Он снял с ее лба влажное полотенце. И тут Люба увидела, что накрыта его одеялом. Это было единственное приличное одеяло в их хозяйстве, и оно принадлежало ему. И еще с удивлением заметила, что на ее шее нет железного кольца, и цепь не тянется от нее по всей комнате. Но не проронила ни слова.

– Тебе нужно выпить чаю и как следует поесть.

Василий подложил под ее спину несколько скрученных шкур, и она оказалась в полусидячем положении. Поднеся к ней миску с горячим супом, он стал ложкой сам кормить ее. Люба послушно и молча ела ароматный суп из оленины с сухими травами, и с наслаждением выпила всю жижу. Затем последовала кружка травяного чаю и даже маленькая карамелька.

Никогда! Никогда он так не говорил с ней и не обращался. Сказать, что она была потрясена – ничего не сказать! Когда он наклонялся к ней, подавая ложку с супом, она с удивлением замечала спокойную теплоту его глаз. Она пыталась найти хоть какое-нибудь объяснение его поведению, но в голове вертелись лишь воспоминания о его жестокости.

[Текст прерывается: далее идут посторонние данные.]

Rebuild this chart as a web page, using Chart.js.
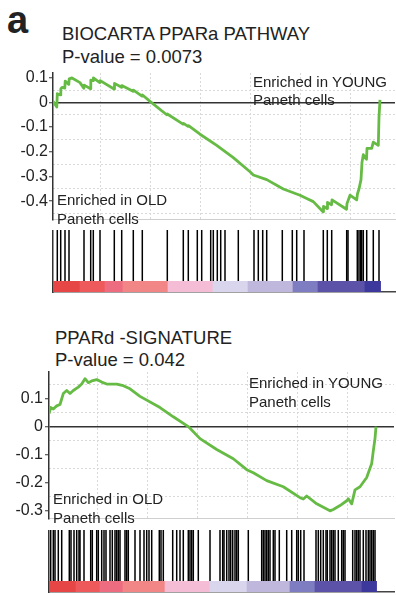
<!DOCTYPE html>
<html><head><meta charset="utf-8">
<script src="https://cdn.jsdelivr.net/npm/chart.js@4.4.1/dist/chart.umd.min.js"></script>
<style>
body{margin:0;background:#fff;width:396px;height:595px;position:relative;overflow:hidden;font-family:"Liberation Sans",Arial,sans-serif;color:#222;}
.t{position:absolute;white-space:nowrap;line-height:1;}
canvas{position:absolute;left:0;}
</style></head><body>
<div class="t" style="left:7px;top:1px;font-size:38px;font-weight:bold">a</div>
<div class="t" style="left:62px;top:25px;font-size:18.5px">BIOCARTA PPARa PATHWAY</div>
<div class="t" style="left:62px;top:48px;font-size:18.5px">P-value = 0.0073</div>
<div class="t" style="left:55px;top:329px;font-size:18.5px">PPARd -SIGNATURE</div>
<div class="t" style="left:55px;top:351px;font-size:18.5px">P-value = 0.042</div>

<canvas id="es1" width="396" height="170" style="top:60px"></canvas>
<canvas id="hit1" width="396" height="51" style="top:230px"></canvas>
<canvas id="bar1" width="396" height="13" style="top:281px"></canvas>
<canvas id="es2" width="396" height="170" style="top:360px"></canvas>
<canvas id="hit2" width="396" height="51" style="top:530px"></canvas>
<canvas id="bar2" width="396" height="13" style="top:581px"></canvas>

<div class="t" style="left:253px;top:73.6px;font-size:15px">Enriched in YOUNG</div>
<div class="t" style="left:253px;top:91.6px;font-size:15px">Paneth cells</div>
<div class="t" style="left:57px;top:192px;font-size:15px">Enriched in OLD</div>
<div class="t" style="left:57px;top:210.6px;font-size:15px">Paneth cells</div>
<div class="t" style="left:249px;top:375.3px;font-size:15px">Enriched in YOUNG</div>
<div class="t" style="left:249px;top:393.7px;font-size:15px">Paneth cells</div>
<div class="t" style="left:53px;top:490.6px;font-size:15px">Enriched in OLD</div>
<div class="t" style="left:53px;top:509.6px;font-size:15px">Paneth cells</div>

<script>
// ---------- Panel 1: BIOCARTA PPARa PATHWAY ----------
const p1RankX = [0,3.8,4.3,7.5,7.8,9,11.8,12.2,15.8,16.2,19,27,30.8,31.2,37.5,37.8,40,40.4,46.8,47.2,61,61.5,68.5,68.8,80,80.4,89,89.5,97,
  113.7,114.3,130,130.5,135,135.5,147,163.7,180.3,197,200.3,213.7,230.3,247,253.7,260.3,270,270.5,274,274.5,278.5,279,293.5,294,297,303.7,304.5,306,308,309,310.3,312,313.5,314,318.7,320.3,325.3,326,327];
const p1ES = [0.005,-0.019,0.035,0.03,0.055,0.061,0.058,0.086,0.073,0.095,0.099,0.08,0.057,0.07,0.055,0.09,0.088,0.099,0.08,0.088,0.054,0.077,0.061,0.068,0.045,0.05,0.025,0.03,0.004,
  -0.05,-0.047,-0.088,-0.085,-0.097,-0.094,-0.129,-0.174,-0.224,-0.281,-0.294,-0.313,-0.351,-0.376,-0.389,-0.402,-0.443,-0.421,-0.43,-0.405,-0.415,-0.395,-0.433,-0.41,-0.376,-0.395,-0.37,-0.351,-0.313,-0.243,-0.212,-0.224,-0.23,-0.186,-0.186,-0.161,-0.174,-0.06,0.01];
const p1Hits = [4.3,7.7,12,16,31,37.7,40.3,47,61.3,68.7,80.3,89.3,114.3,130.3,135.3,144.3,148.7,157.7,160.3,164.3,167.7,172,185.3,201,205.3,209.7,213.7,229.3,239.3,243.7,251,270.3,274.3,278.7,293.7,295,304.3,306,307.7,308.7,310.3,313.7,320.3,326];
const p1BarEdges = [0,27,52,70,115,160,195,240,265,312,327];
const p1YTicks = [0.1,0,-0.1,-0.2,-0.3,-0.4];
const p1YGrid = [0.05,-0.05,-0.15,-0.25,-0.35,-0.45];
const p1XGrid = [47,97,147,197,247,297];

// ---------- Panel 2: PPARd -SIGNATURE ----------
const p2RankX = [0,1.7,4.3,7.7,11,14.3,17.7,21,24.3,29.3,32.7,36,39.3,42.7,47.7,52.7,57.7,67.7,74.3,81,91,111,124.3,139.3,151,167.7,184.3,197.7,204.3,217.7,234.3,251,254.3,257.7,267.7,281,284.3,291,297.7,299.3,302.7,306,311,317.7,322.7,324.3,326,327];
const p2ES = [0.046,0.068,0.063,0.074,0.079,0.118,0.129,0.118,0.129,0.141,0.152,0.171,0.157,0.163,0.168,0.159,0.152,0.152,0.146,0.135,0.108,0.068,0.035,0,-0.043,-0.082,-0.115,-0.154,-0.165,-0.193,-0.215,-0.254,-0.259,-0.248,-0.276,-0.301,-0.296,-0.282,-0.265,-0.258,-0.276,-0.226,-0.215,-0.182,-0.132,-0.087,-0.043,0];
const p2Hits = [1.7,4.3,6,9.3,12.7,20.3,22,25,27.7,30,31,35,41.7,43.3,47.7,49.3,52.7,55,57,61,63.3,66,67.7,69.3,71,76,77.7,79.3,86,91,95,97.7,100,102.7,110.3,112,114.3,123.7,127.7,131,134.3,139.3,141,142.7,144.3,149.3,161,171,173.7,175,177.7,180,181.7,183.7,186,187.7,189.3,199.3,212.7,214.3,216,217.7,219.3,221,224.3,226,230.3,237.7,242.7,247.7,249.3,251.7,255,267,269.3,271.7,274.3,277,278.3,281,282.7,284.3,286,289.3,292.7,294.3,296,303.7,306,307.7,309.3,311,314.3,317,319.3,321,322.7,324.3,326];
const p2BarEdges = [0,27,51,74,116,161,198,241,266,313,327];
const p2YTicks = [0.1,0,-0.1,-0.2,-0.3];
const p2YGrid = [0.15,0.05,-0.05,-0.15,-0.25];
const p2XGrid = [48,98,148,198,248,298];

// ---------- styles ----------
const GREEN = '#66bb44';
const INK = '#222';
const GRIDC = '#d9d9d9';
const BAR_COLORS = ['#e64646','#ee5a5c','#ee6c80','#f28686','#f5bcd6','#d9d5ec','#bfb7dc','#7e7dc1','#5c53a9','#3c389c'];
const FONT = '"Liberation Sans", Arial, sans-serif';

function esChart(id, xs, ys, o) {
  new Chart(document.getElementById(id), {
    type: 'scatter',
    data: { datasets: [{ data: xs.map((x, i) => ({ x, y: ys[i] })), showLine: true, borderColor: GREEN, borderWidth: 2.8, pointRadius: 0, tension: 0, borderJoinStyle: 'round' }] },
    options: {
      responsive: false, animation: false, events: [],
      layout: { autoPadding: false, padding: { top: o.padTop, right: o.padRight, bottom: 1, left: 0 } },
      plugins: { legend: { display: false }, tooltip: { enabled: false } },
      scales: {
        x: {
          type: 'linear', min: 0, max: o.xMax,
          afterBuildTicks: s => { s.ticks = o.xGrid.map(v => ({ value: v })); },
          ticks: { display: false },
          grid: { color: GRIDC, drawTicks: false, lineWidth: 1 },
          border: { display: true, color: '#cfcfcf', dash: [2, 2], width: 1 },
          afterFit: s => { s.height = 0; }
        },
        y: {
          type: 'linear', min: o.yMin, max: o.yMax, position: 'left',
          afterBuildTicks: s => { s.ticks = o.yTicks.map(v => ({ value: v })); },
          ticks: { font: { size: 16, family: FONT }, color: INK, padding: o.tickPad, callback: v => String(v) },
          grid: { color: c => (c.tick && c.tick.value === 0) ? '#333' : 'rgba(0,0,0,0)', lineWidth: 1.5, tickColor: '#333', tickLength: 4, tickWidth: 1 },
          border: { display: true, color: '#333', width: 1.5 },
          afterFit: s => { s.width = o.axisW; }
        },
        yg: {
          type: 'linear', min: o.yMin, max: o.yMax, position: 'left',
          afterBuildTicks: s => { s.ticks = o.yGrid.map(v => ({ value: v })); },
          ticks: { display: false },
          grid: { color: GRIDC, drawTicks: false, lineWidth: 1 },
          border: { display: false, dash: [2, 2] },
          afterFit: s => { s.width = 0; }
        }
      }
    }
  });
}

function hitChart(id, hits, o) {
  new Chart(document.getElementById(id), {
    type: 'scatter',
    data: { datasets: [{ data: hits.map(x => ({ x, y: 0.5 })), pointStyle: 'line', pointRotation: 90, pointRadius: 26, borderColor: '#000', borderWidth: 1.5, backgroundColor: '#000' }] },
    options: {
      responsive: false, animation: false, events: [],
      layout: { autoPadding: false, padding: { top: 0, right: o.padRight, bottom: 0, left: 0 } },
      plugins: { legend: { display: false }, tooltip: { enabled: false } },
      scales: {
        x: { type: 'linear', min: 0, max: o.xMax, display: false },
        y: {
          type: 'linear', min: 0, max: 1, position: 'left',
          ticks: { display: false }, grid: { display: false },
          border: { display: true, color: '#333', width: 1.5 },
          afterFit: s => { s.width = o.axisW; }
        }
      }
    }
  });
}

function barChart(id, edges, o) {
  const segs = [];
  for (let i = 0; i < edges.length - 1; i++) segs.push({ x: [edges[i], edges[i + 1] + 0.6], y: 0 });
  new Chart(document.getElementById(id), {
    type: 'bar',
    data: { datasets: [{ data: segs, backgroundColor: BAR_COLORS, borderWidth: 0, barThickness: 11 }] },
    options: {
      indexAxis: 'y',
      responsive: false, animation: false, events: [],
      layout: { autoPadding: false, padding: { top: 0, right: o.padRight, bottom: 2, left: 0 } },
      plugins: { legend: { display: false }, tooltip: { enabled: false } },
      scales: {
        x: {
          type: 'linear', min: 0, max: o.xMax,
          ticks: { display: false }, grid: { display: false },
          border: { display: true, color: '#444', width: 1.5 },
          afterFit: s => { s.height = 0; }
        },
        y: {
          type: 'linear', min: -0.5, max: 0.5, position: 'left',
          ticks: { display: false }, grid: { display: false },
          border: { display: true, color: '#333', width: 1.5 },
          afterFit: s => { s.width = o.axisW; }
        }
      }
    }
  });
}

const P1 = { axisW: 53, padTop: 13, padRight: 1, xMax: 342, yMin: -0.474, yMax: 0.119, yTicks: p1YTicks, yGrid: p1YGrid, xGrid: p1XGrid, tickPad: 1 };
const P2 = { axisW: 49, padTop: 12, padRight: 2, xMax: 345, yMin: -0.328, yMax: 0.195, yTicks: p2YTicks, yGrid: p2YGrid, xGrid: p2XGrid, tickPad: 2 };

esChart('es1', p1RankX, p1ES, P1);
hitChart('hit1', p1Hits, P1);
barChart('bar1', p1BarEdges, P1);
esChart('es2', p2RankX, p2ES, P2);
hitChart('hit2', p2Hits, P2);
barChart('bar2', p2BarEdges, P2);
</script>
</body></html>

Василий взял у нее пустую кружку, и она вдруг тихо поблагодарила его.

– Я никогда не интересовался именами тех, на кого имел заказ, – произнес он, с задумчивым видом подбросив в печь несколько поленьев. – Для них у меня было только одно название: «Заказ». Три дня назад, обнаружив на окне то, что ты нацарапала, петлю на крючке и тебя без сознания, я узнал, что зовут тебя Люба, а это имя мне очень дорого. Я не отходил от тебя три дня, и чем больше ты говорила в бреду, проклиная меня, тем больше мне нравилась. Ты не привередлива, терпелива и покорна, и мне нравится эта твоя арабская покорность. В тебе есть нечто такое, чего я не видел у других.

Он помолчал, а Люба подумала, что отнюдь не покорная, а просто, брошенная в самое пекло, хочет выжить, и поэтому подчиняется ему, выполняя все его прихоти и терпеливо перенося издевательства. Она хотела бы сказать ему это, но промолчала, лишь взглянула на него грустными глазами.

– В жизни всем управляет жадность и зависть, – продолжил он, внимательно посмотрев на нее. – Вот твой мужик за что тебя отправил сюда? Кстати, так издеваться и еще на кол никто не заказывал. Он хорошо заплатил, чтобы тебя убивали постепенно и мучительно, а за кол специальная оплата. Расценки за каждое изуверство согласовываются. Теперь скажи, кто больший мерзавец и убийца?

Люба молчала, но, по крайней мере, слушала. На ее первый взгляд, это явление для нее было совершенно непонятным. Так он еще не разговаривал с ней. Она постаралась вжиться в его мысли, но ничего не понимала из его слов, и решила, что, похоже, голова его не совсем в порядке.